__DATASET EXTRACT__.
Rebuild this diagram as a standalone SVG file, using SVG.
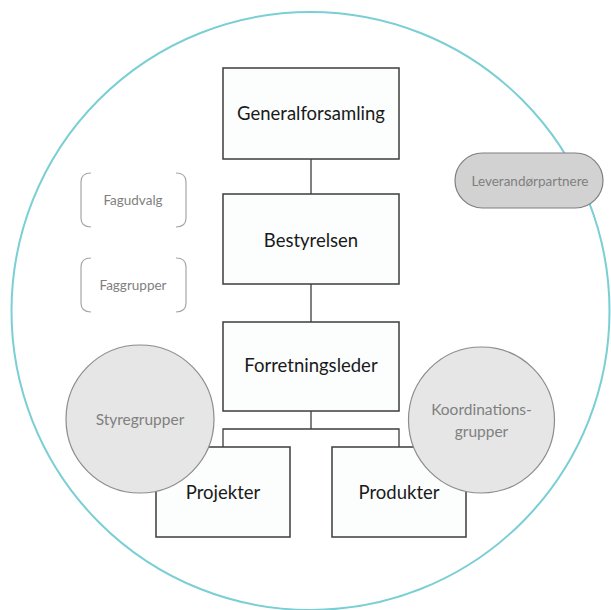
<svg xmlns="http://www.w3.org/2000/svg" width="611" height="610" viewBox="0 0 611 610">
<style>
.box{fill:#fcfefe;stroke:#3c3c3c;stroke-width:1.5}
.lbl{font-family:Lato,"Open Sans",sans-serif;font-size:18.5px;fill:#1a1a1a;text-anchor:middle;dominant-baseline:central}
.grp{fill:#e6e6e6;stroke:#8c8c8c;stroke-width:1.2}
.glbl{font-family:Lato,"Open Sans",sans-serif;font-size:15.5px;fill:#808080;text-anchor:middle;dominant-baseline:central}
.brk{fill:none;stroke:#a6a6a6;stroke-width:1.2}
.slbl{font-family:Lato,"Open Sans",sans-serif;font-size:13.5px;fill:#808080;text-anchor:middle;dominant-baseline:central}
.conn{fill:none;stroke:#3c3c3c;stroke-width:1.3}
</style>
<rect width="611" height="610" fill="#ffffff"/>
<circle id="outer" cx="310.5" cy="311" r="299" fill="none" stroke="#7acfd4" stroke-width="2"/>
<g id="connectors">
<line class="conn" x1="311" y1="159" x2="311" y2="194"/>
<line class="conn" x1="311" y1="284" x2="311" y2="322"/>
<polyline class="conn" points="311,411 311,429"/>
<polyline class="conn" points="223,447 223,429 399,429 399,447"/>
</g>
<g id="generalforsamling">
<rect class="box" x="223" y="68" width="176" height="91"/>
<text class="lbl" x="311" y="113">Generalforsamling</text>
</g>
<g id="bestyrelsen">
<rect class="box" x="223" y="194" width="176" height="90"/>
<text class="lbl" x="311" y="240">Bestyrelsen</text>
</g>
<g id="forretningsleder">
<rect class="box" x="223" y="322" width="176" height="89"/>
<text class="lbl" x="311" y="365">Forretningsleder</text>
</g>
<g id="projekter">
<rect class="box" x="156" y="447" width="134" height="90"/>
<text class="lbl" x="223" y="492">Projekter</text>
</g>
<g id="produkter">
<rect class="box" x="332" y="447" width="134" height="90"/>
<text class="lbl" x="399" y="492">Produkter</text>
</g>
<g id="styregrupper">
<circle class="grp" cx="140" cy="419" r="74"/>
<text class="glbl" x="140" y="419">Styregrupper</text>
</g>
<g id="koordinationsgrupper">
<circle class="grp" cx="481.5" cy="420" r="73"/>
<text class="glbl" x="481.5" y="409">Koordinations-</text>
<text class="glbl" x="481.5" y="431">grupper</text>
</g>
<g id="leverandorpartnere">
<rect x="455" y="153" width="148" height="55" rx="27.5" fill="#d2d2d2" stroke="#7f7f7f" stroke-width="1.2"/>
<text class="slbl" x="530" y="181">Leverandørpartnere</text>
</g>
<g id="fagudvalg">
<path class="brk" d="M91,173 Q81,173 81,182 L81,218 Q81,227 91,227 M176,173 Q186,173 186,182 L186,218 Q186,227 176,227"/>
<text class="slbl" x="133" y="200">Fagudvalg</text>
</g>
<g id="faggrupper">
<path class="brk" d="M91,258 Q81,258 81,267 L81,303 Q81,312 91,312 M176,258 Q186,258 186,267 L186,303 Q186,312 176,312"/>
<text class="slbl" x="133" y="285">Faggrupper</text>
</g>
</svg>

__WHAT IS ASKED__. Reproduce every line above as written, skipping pictures.

__EXERCISE SOLUTION__.
Rebuild this diagram as a standalone SVG file, using SVG.
<svg xmlns="http://www.w3.org/2000/svg" width="611" height="610" viewBox="0 0 611 610">
<style>
.box{fill:#fcfefe;stroke:#3c3c3c;stroke-width:1.5}
.lbl{font-family:Lato,"Open Sans",sans-serif;font-size:18.5px;fill:#1a1a1a;text-anchor:middle;dominant-baseline:central}
.grp{fill:#e6e6e6;stroke:#8c8c8c;stroke-width:1.2}
.glbl{font-family:Lato,"Open Sans",sans-serif;font-size:15.5px;fill:#808080;text-anchor:middle;dominant-baseline:central}
.brk{fill:none;stroke:#a6a6a6;stroke-width:1.2}
.slbl{font-family:Lato,"Open Sans",sans-serif;font-size:13.5px;fill:#808080;text-anchor:middle;dominant-baseline:central}
.conn{fill:none;stroke:#3c3c3c;stroke-width:1.3}
</style>
<rect width="611" height="610" fill="#ffffff"/>
<circle id="outer" cx="310.5" cy="311" r="299" fill="none" stroke="#7acfd4" stroke-width="2"/>
<g id="connectors">
<line class="conn" x1="311" y1="159" x2="311" y2="194"/>
<line class="conn" x1="311" y1="284" x2="311" y2="322"/>
<polyline class="conn" points="311,411 311,429"/>
<polyline class="conn" points="223,447 223,429 399,429 399,447"/>
</g>
<g id="generalforsamling">
<rect class="box" x="223" y="68" width="176" height="91"/>
<text class="lbl" x="311" y="113">Generalforsamling</text>
</g>
<g id="bestyrelsen">
<rect class="box" x="223" y="194" width="176" height="90"/>
<text class="lbl" x="311" y="240">Bestyrelsen</text>
</g>
<g id="forretningsleder">
<rect class="box" x="223" y="322" width="176" height="89"/>
<text class="lbl" x="311" y="365">Forretningsleder</text>
</g>
<g id="projekter">
<rect class="box" x="156" y="447" width="134" height="90"/>
<text class="lbl" x="223" y="492">Projekter</text>
</g>
<g id="produkter">
<rect class="box" x="332" y="447" width="134" height="90"/>
<text class="lbl" x="399" y="492">Produkter</text>
</g>
<g id="styregrupper">
<circle class="grp" cx="140" cy="419" r="74"/>
<text class="glbl" x="140" y="419">Styregrupper</text>
</g>
<g id="koordinationsgrupper">
<circle class="grp" cx="481.5" cy="420" r="73"/>
<text class="glbl" x="481.5" y="409">Koordinations-</text>
<text class="glbl" x="481.5" y="431">grupper</text>
</g>
<g id="leverandorpartnere">
<rect x="455" y="153" width="148" height="55" rx="27.5" fill="#d2d2d2" stroke="#7f7f7f" stroke-width="1.2"/>
<text class="slbl" x="530" y="181">Leverandørpartnere</text>
</g>
<g id="fagudvalg">
<path class="brk" d="M91,173 Q81,173 81,182 L81,218 Q81,227 91,227 M176,173 Q186,173 186,182 L186,218 Q186,227 176,227"/>
<text class="slbl" x="133" y="200">Fagudvalg</text>
</g>
<g id="faggrupper">
<path class="brk" d="M91,258 Q81,258 81,267 L81,303 Q81,312 91,312 M176,258 Q186,258 186,267 L186,303 Q186,312 176,312"/>
<text class="slbl" x="133" y="285">Faggrupper</text>
</g>
</svg>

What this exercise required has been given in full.